-- Begin DATA RECORDS --

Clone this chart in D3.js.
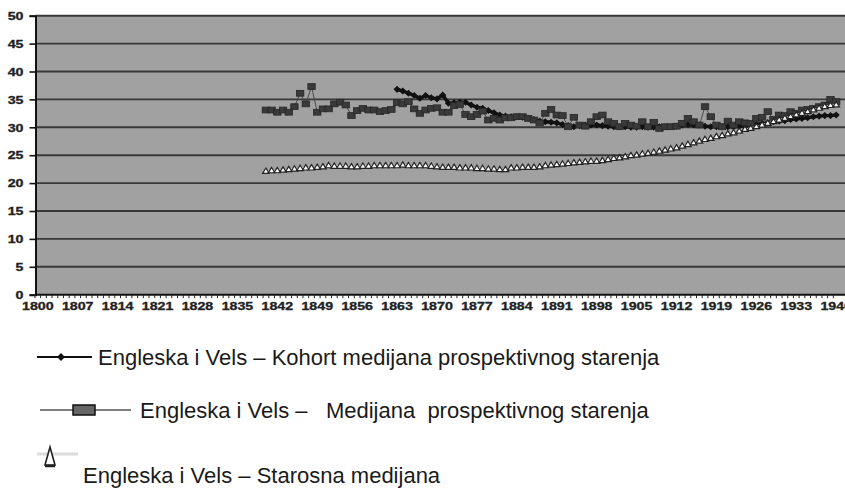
<!DOCTYPE html>
<html>
<head>
<meta charset="utf-8">
<script src="https://cdnjs.cloudflare.com/ajax/libs/d3/7.8.5/d3.min.js"></script>
<style>
  html, body { margin: 0; padding: 0; background: #fff; }
  svg { display: block; }
</style>
</head>
<body>
<svg id="chart" width="845" height="494"></svg>
<script>
// Category axis: one category per year
const firstYear = 1800;
const lastYear = 1940;
const yTicks = [0, 5, 10, 15, 20, 25, 30, 35, 40, 45, 50];
const xLabelYears = [1800, 1807, 1814, 1821, 1828, 1835, 1842, 1849, 1856, 1863, 1870,
                     1877, 1884, 1891, 1898, 1905, 1912, 1919, 1926, 1933, 1940];

// Engleska i Vels – Kohort medijana prospektivnog starenja (1863–1940)
const kohortStart = 1863;
const kohortValues = [
  36.8, 36.5, 36.1, 35.7, 35.2, 35.7, 35.3, 35.1, 35.8, 34.3,
  34.4, 34.5, 34.5, 34.0, 33.6, 33.4, 33.0, 32.6, 32.2, 32.0,
  31.9, 31.9, 31.8, 31.6, 31.4, 31.1, 31.0, 30.9, 30.8, 30.5,
  30.3, 30.1, 30.3, 30.4, 30.4, 30.4, 30.3, 30.2, 30.1, 30.1,
  30.1, 30.0, 30.0, 30.1, 30.0, 30.0, 30.1, 30.1, 30.1, 30.2,
  30.4, 30.5, 30.4, 30.4, 30.2, 30.1, 30.1, 30.1, 30.1, 30.1,
  30.2, 30.3, 30.4, 30.5, 30.7, 30.8, 31.0, 31.1, 31.2, 31.4,
  31.5, 31.6, 31.7, 31.9, 32.0, 32.1, 32.1, 32.2
];

// Engleska i Vels – Medijana prospektivnog starenja (1840–1940)
const medijanaStart = 1840;
const medijanaValues = [
  33.1, 33.1, 32.7, 33.1, 32.7, 33.7, 36.1, 34.2, 37.3, 32.7,
  33.3, 33.3, 34.2, 34.5, 34.0, 32.1, 33.0, 33.4, 33.1, 33.1,
  32.8, 33.0, 33.2, 34.4, 34.2, 34.6, 33.3, 32.5, 33.1, 33.4,
  33.5, 32.7, 32.7, 33.9, 34.1, 32.3, 31.9, 32.3, 32.9, 31.3,
  31.6, 31.3, 31.7, 31.7, 31.9, 31.9, 31.6, 31.3, 30.8, 32.5,
  33.2, 32.2, 32.1, 30.1, 31.8, 30.4, 30.2, 31.0, 31.9, 32.2,
  31.0, 30.7, 30.1, 30.7, 30.4, 30.2, 31.0, 30.1, 30.9, 29.8,
  30.1, 30.1, 30.2, 30.7, 31.6, 31.0, 30.4, 33.7, 31.9, 30.4,
  30.1, 31.1, 30.4, 31.0, 30.8, 30.7, 31.6, 31.8, 32.8, 31.4,
  32.2, 32.1, 32.8, 32.5, 33.1, 33.2, 33.4, 33.7, 34.0, 35.0,
  34.6
];

// Engleska i Vels – Starosna medijana (1840–1940)
const starosnaStart = 1840;
const starosnaValues = [
  22.2, 22.3, 22.3, 22.4, 22.5, 22.6, 22.7, 22.8, 22.8, 22.9,
  23.0, 23.2, 23.1, 23.1, 23.1, 23.0, 23.0, 23.1, 23.1, 23.2,
  23.2, 23.2, 23.2, 23.2, 23.3, 23.2, 23.2, 23.2, 23.2, 23.1,
  23.0, 22.9, 22.9, 22.9, 22.8, 22.8, 22.8, 22.7, 22.7, 22.6,
  22.6, 22.5, 22.5, 22.8, 22.8, 22.9, 22.9, 22.9, 23.0, 23.2,
  23.3, 23.4, 23.5, 23.6, 23.7, 23.8, 23.9, 24.0, 24.0, 24.1,
  24.3, 24.5, 24.6, 24.8, 25.0, 25.1, 25.3, 25.4, 25.6, 25.8,
  26.0, 26.2, 26.4, 26.7, 27.0, 27.3, 27.6, 27.9, 28.1, 28.4,
  28.6, 28.9, 29.1, 29.4, 29.7, 29.9, 30.2, 30.5, 30.8, 31.1,
  31.4, 31.7, 32.0, 32.3, 32.6, 32.9, 33.2, 33.5, 33.8, 34.0,
  34.1
];

const legendLabels = [
  "Engleska i Vels – Kohort medijana prospektivnog starenja",
  "Engleska i Vels –   Medijana  prospektivnog starenja",
  "Engleska i Vels – Starosna medijana"
];

const years = d3.range(firstYear, lastYear + 1);
const toPoints = (start, values) => values.map((v, i) => ({ year: start + i, value: v }));
const kohort = toPoints(kohortStart, kohortValues);
const medijana = toPoints(medijanaStart, medijanaValues);
const starosna = toPoints(starosnaStart, starosnaValues);

const svg = d3.select("#chart");
svg.append("rect").attr("width", 845).attr("height", 494).attr("fill", "#fff");

const plot = { left: 35.5, right: 845, top: 15.7, bottom: 294.7 };

const x = d3.scalePoint().domain(years).range([37.8, 836.2]);
const step = x.step();
const y = d3.scaleLinear().domain([0, 50]).range([plot.bottom, plot.top]);

// plot area
svg.append("rect")
  .attr("x", plot.left).attr("y", plot.top)
  .attr("width", plot.right - plot.left).attr("height", plot.bottom - plot.top)
  .attr("fill", "#a1a1a1");

// horizontal gridlines
svg.append("g").selectAll("line")
  .data(yTicks.filter(d => d > 0))
  .join("line")
  .attr("x1", plot.left).attr("x2", plot.right)
  .attr("y1", d => y(d)).attr("y2", d => y(d))
  .attr("stroke", "#383838").attr("stroke-width", 1.9);

const axisFont = "bold 10px 'Liberation Sans', Arial, sans-serif";

// y axis
const yAxis = d3.axisLeft(y).tickValues(yTicks).tickSize(6).tickFormat(d3.format("d"));
const gy = svg.append("g").attr("transform", `translate(${plot.left},0)`).call(yAxis);
gy.select(".domain").attr("stroke", "#111").attr("stroke-width", 2);
gy.selectAll(".tick line").attr("stroke", "#111").attr("stroke-width", 1.6);
gy.selectAll(".tick text").remove();
gy.selectAll(".tick").append("text")
  .attr("transform", "translate(-12,3.7) scale(1.42,1)")
  .attr("text-anchor", "end")
  .attr("fill", "#222").attr("stroke", "#222").attr("stroke-width", 0.3)
  .style("font", axisFont)
  .text(d => d);

// x axis: tick between every category, labels every seventh year
const gx = svg.append("g").attr("transform", `translate(0,${plot.bottom})`);
gx.append("line")
  .attr("x1", plot.left).attr("x2", plot.right)
  .attr("stroke", "#111").attr("stroke-width", 2);
gx.selectAll("line.tk")
  .data(years)
  .join("line").attr("class", "tk")
  .attr("x1", d => x(d) - step / 2).attr("x2", d => x(d) - step / 2)
  .attr("y1", 0).attr("y2", 3.5)
  .attr("stroke", "#222").attr("stroke-width", 1);
gx.selectAll("text")
  .data(xLabelYears)
  .join("text")
  .attr("transform", d => `translate(${x(d)},15.3) scale(1.42,1)`)
  .attr("text-anchor", "middle")
  .attr("fill", "#222").attr("stroke", "#222").attr("stroke-width", 0.3)
  .style("font", axisFont)
  .text(d => d);

// series 1: Kohort (black line with diamonds)
const line = d3.line().x(d => x(d.year)).y(d => y(d.value));
svg.append("path").datum(kohort)
  .attr("d", line).attr("fill", "none")
  .attr("stroke", "#111").attr("stroke-width", 3.4);
svg.append("g").selectAll("path")
  .data(kohort).join("path")
  .attr("d", d3.symbol(d3.symbolDiamond2, 32))
  .attr("transform", d => `translate(${x(d.year)},${y(d.value)})`)
  .attr("fill", "#111");

// series 2: Medijana (thin gray line with dark squares)
svg.append("path").datum(medijana)
  .attr("d", line).attr("fill", "none")
  .attr("stroke", "#4a4a4a").attr("stroke-width", 1);
svg.append("g").selectAll("rect")
  .data(medijana).join("rect")
  .attr("x", d => x(d.year) - 3.7).attr("y", d => y(d.value) - 2.9)
  .attr("width", 7.4).attr("height", 5.8)
  .attr("fill", "#3a3a3a").attr("stroke", "#262626").attr("stroke-width", 0.8);

// series 3: Starosna medijana (white triangles)
svg.append("path").datum(starosna)
  .attr("d", line).attr("fill", "none")
  .attr("stroke", "#e8e8e8").attr("stroke-width", 1);
const tri = "M0,-2.8L3.3,2.5L-3.3,2.5Z";
svg.append("g").selectAll("path")
  .data(starosna).join("path")
  .attr("d", tri)
  .attr("transform", d => `translate(${x(d.year)},${y(d.value)})`)
  .attr("fill", "#fff").attr("stroke", "#222").attr("stroke-width", 1.2);

// legend
const legendFont = "22px 'Liberation Sans', Arial, sans-serif";
const lg = svg.append("g");

lg.append("line").attr("x1", 37).attr("x2", 92).attr("y1", 357).attr("y2", 357)
  .attr("stroke", "#111").attr("stroke-width", 2);
lg.append("path").attr("d", d3.symbol(d3.symbolDiamond2, 40))
  .attr("transform", "translate(61,357)").attr("fill", "#111");
lg.append("text").attr("x", 98).attr("y", 365).attr("fill", "#1a1a1a")
  .style("font", legendFont).text(legendLabels[0]);

lg.append("line").attr("x1", 40).attr("x2", 131).attr("y1", 410).attr("y2", 410)
  .attr("stroke", "#555").attr("stroke-width", 1.5);
lg.append("rect").attr("x", 73).attr("y", 405).attr("width", 22).attr("height", 10)
  .attr("fill", "#666").attr("stroke", "#111").attr("stroke-width", 1.5);
lg.append("text").attr("x", 140).attr("y", 418).attr("fill", "#1a1a1a")
  .style("font", legendFont).style("white-space", "pre").text(legendLabels[1]);

lg.append("line").attr("x1", 37).attr("x2", 78).attr("y1", 454).attr("y2", 454)
  .attr("stroke", "#dcdcdc").attr("stroke-width", 3);
lg.append("path").attr("d", "M50,447L55,465L45,465Z")
  .attr("fill", "#fff").attr("stroke", "#222").attr("stroke-width", 1.6);
lg.append("line").attr("x1", 45).attr("x2", 55).attr("y1", 466).attr("y2", 466)
  .attr("stroke", "#222").attr("stroke-width", 2.5);
lg.append("text").attr("x", 83).attr("y", 483).attr("fill", "#1a1a1a")
  .style("font", legendFont).text(legendLabels[2]);
</script>
</body>
</html>
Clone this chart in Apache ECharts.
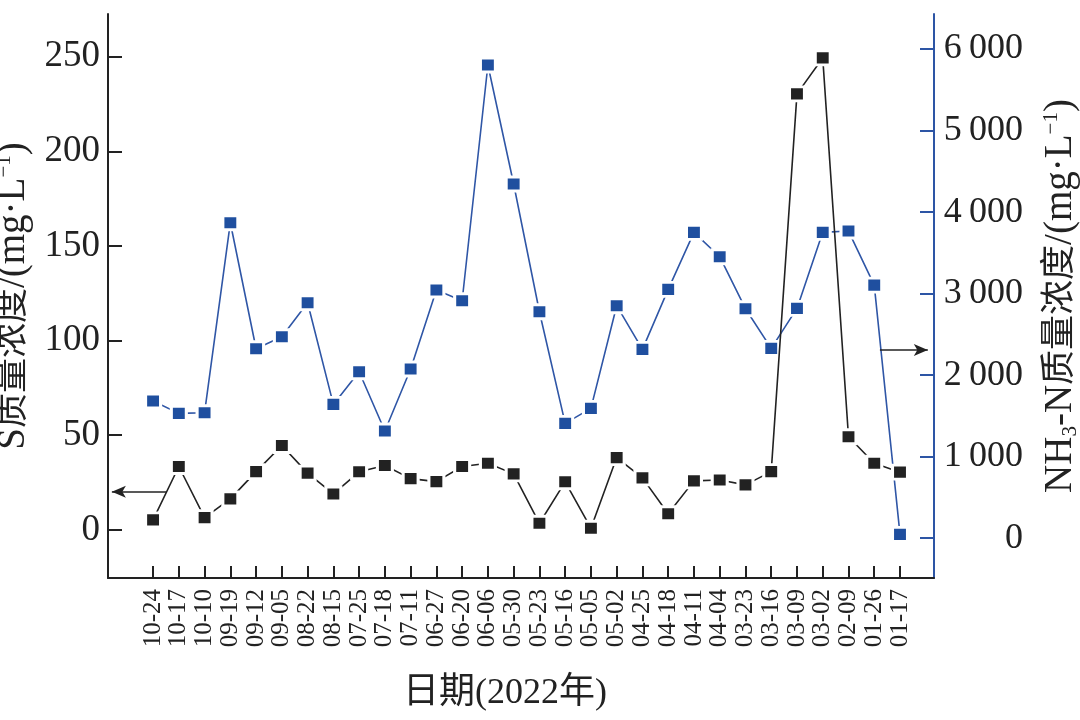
<!DOCTYPE html>
<html>
<head>
<meta charset="utf-8">
<script src="https://cdn.jsdelivr.net/npm/echarts@6/dist/echarts.min.js"></script>
<style>html,body{margin:0;padding:0;background:#fff;}#c{width:1080px;height:720px;}</style>
</head>
<body>
<div id="c"></div>
<script>
const categories = ['10-24','10-17','10-10','09-19','09-12','09-05','08-22','08-15','07-25','07-18','07-11','06-27','06-20','06-06','05-30','05-23','05-16','05-05','05-02','04-25','04-18','04-11','04-04','03-23','03-16','03-09','03-02','02-09','01-26','01-17'];
const sValues = [5.3,33.5,6.5,16.4,30.8,44.6,30,19,30.7,34,27.1,25.5,33.5,35.2,29.6,3.5,25.4,0.9,38.2,27.5,8.5,25.9,26.4,23.8,30.8,230.3,249.3,49.2,35.2,30.5];
const nh3Values = [1681,1530,1538,3869,2323,2470,2887,1640,2041,1313,2074,3043,2912,5804,4344,2777,1407,1591,2851,2315,3051,3751,3452,2814,2327,2818,3751,3767,3104,45];
const leftTicks = [0,50,100,150,200,250];
const rightTicks = [0,1000,2000,3000,4000,5000,6000];

const serif = '"Liberation Serif","DejaVu Serif","Noto Sans CJK SC",serif';
const idx = categories.map((c,i)=>i);
const chart = echarts.init(document.getElementById('c'));
const blue = '#1f4f9f';
const black = '#222222';
const nameRich = {
  a:{fontFamily:serif,fontSize:35,color:black,lineHeight:40},
  l:{fontFamily:serif,fontSize:39,color:black,lineHeight:40},
  sub:{fontFamily:serif,fontSize:21,color:black,verticalAlign:'bottom',lineHeight:40},
  sup:{fontFamily:serif,fontSize:21,color:black,verticalAlign:'top',lineHeight:40}
};

chart.setOption({
  animation:false,
  backgroundColor:'#fff',
  grid:{left:108,right:146,top:14,bottom:142,containLabel:false,outerBoundsMode:'none'},
  xAxis:{
    type:'value', min:-1.75, max:30.32,
    splitLine:{show:false},
    axisLine:{show:true,onZero:false,lineStyle:{color:black,width:2}},
    axisTick:{show:true,inside:true,length:12,customValues:idx,lineStyle:{color:black,width:2}},
    axisLabel:{customValues:idx,rotate:90,margin:11,color:black,fontFamily:serif,fontSize:25,
      formatter:v=>categories[Math.round(v)]},
    name:'日期(2022年)', nameLocation:'middle', nameGap:98,
    nameTextStyle:{fontFamily:serif,fontSize:36,color:black,padding:[0,32,0,0]}
  },
  yAxis:[{
    type:'value', min:-25.4, max:272.5, position:'left',
    splitLine:{show:false},
    axisLine:{show:true,onZero:false,lineStyle:{color:black,width:2}},
    axisTick:{show:true,inside:true,length:14,customValues:leftTicks,lineStyle:{color:black,width:2}},
    axisLabel:{customValues:leftTicks,margin:8,color:black,fontFamily:serif,fontSize:37},
    name:'{l|S}{a|质量浓度}{l|/(mg·L}{sup|−1}{l|)}', nameLocation:'middle', nameRotate:90, nameGap:67,
    nameTextStyle:{rich:nameRich}
  },{
    type:'value', min:-490, max:6430, position:'right',
    splitLine:{show:false},
    axisLine:{show:true,onZero:false,lineStyle:{color:'#2d55a5',width:2}},
    axisTick:{show:true,inside:true,length:14,customValues:rightTicks,lineStyle:{color:'#2d55a5',width:2}},
    axisLabel:{customValues:rightTicks,margin:89,align:'right',color:black,fontFamily:serif,fontSize:36,
      formatter:v=>v===0?'0':(v/1000)+'\u2009000'},
    name:'{l|NH}{sub|3}{l|-N}{a|质量浓度}{l|/(mg·L}{sup|−1}{l|)}', nameLocation:'middle', nameRotate:90, nameGap:107,
    nameTextStyle:{rich:nameRich}
  }],
  series:[{
    type:'line', yAxisIndex:1, z:2,
    data:nh3Values.map((v,i)=>[i,v]),
    symbol:'rect', symbolSize:[15,14],
    lineStyle:{color:'#2f56a6',width:1.6},
    itemStyle:{color:blue,borderColor:'#fff',borderWidth:3},
    markLine:{silent:true,symbol:['none','arrow'],symbolSize:[9,14],label:{show:false},
      lineStyle:{color:black,width:1.6,type:'solid'},
      data:[[{coord:[28.22,2307]},{coord:[30.08,2307]}]]}
  },{
    type:'line', yAxisIndex:0, z:3,
    data:sValues.map((v,i)=>[i,v]),
    symbol:'rect', symbolSize:[15,14],
    lineStyle:{color:black,width:1.6},
    itemStyle:{color:black,borderColor:'#fff',borderWidth:3},
    markLine:{silent:true,symbol:['none','arrow'],symbolSize:[9,14],label:{show:false},
      lineStyle:{color:black,width:1.6,type:'solid'},
      data:[[{coord:[0.53,20.1]},{coord:[-1.6,20.1]}]]}
  }]
});
</script>
</body>
</html>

-- End DATA RECORDS --

PROBLEM REQUIREMENTS:
Without the pictures, return the listing above from its first line through the line that has "1877, 1884, 1891, 1898, 1905, 1912, 1919, 1926, 1933, 1940];".

OUTPUT FOR THIS EXERCISE:
Clone this chart in D3.js.
<!DOCTYPE html>
<html>
<head>
<meta charset="utf-8">
<script src="https://cdnjs.cloudflare.com/ajax/libs/d3/7.8.5/d3.min.js"></script>
<style>
  html, body { margin: 0; padding: 0; background: #fff; }
  svg { display: block; }
</style>
</head>
<body>
<svg id="chart" width="845" height="494"></svg>
<script>
// Category axis: one category per year
const firstYear = 1800;
const lastYear = 1940;
const yTicks = [0, 5, 10, 15, 20, 25, 30, 35, 40, 45, 50];
const xLabelYears = [1800, 1807, 1814, 1821, 1828, 1835, 1842, 1849, 1856, 1863, 1870,
                     1877, 1884, 1891, 1898, 1905, 1912, 1919, 1926, 1933, 1940];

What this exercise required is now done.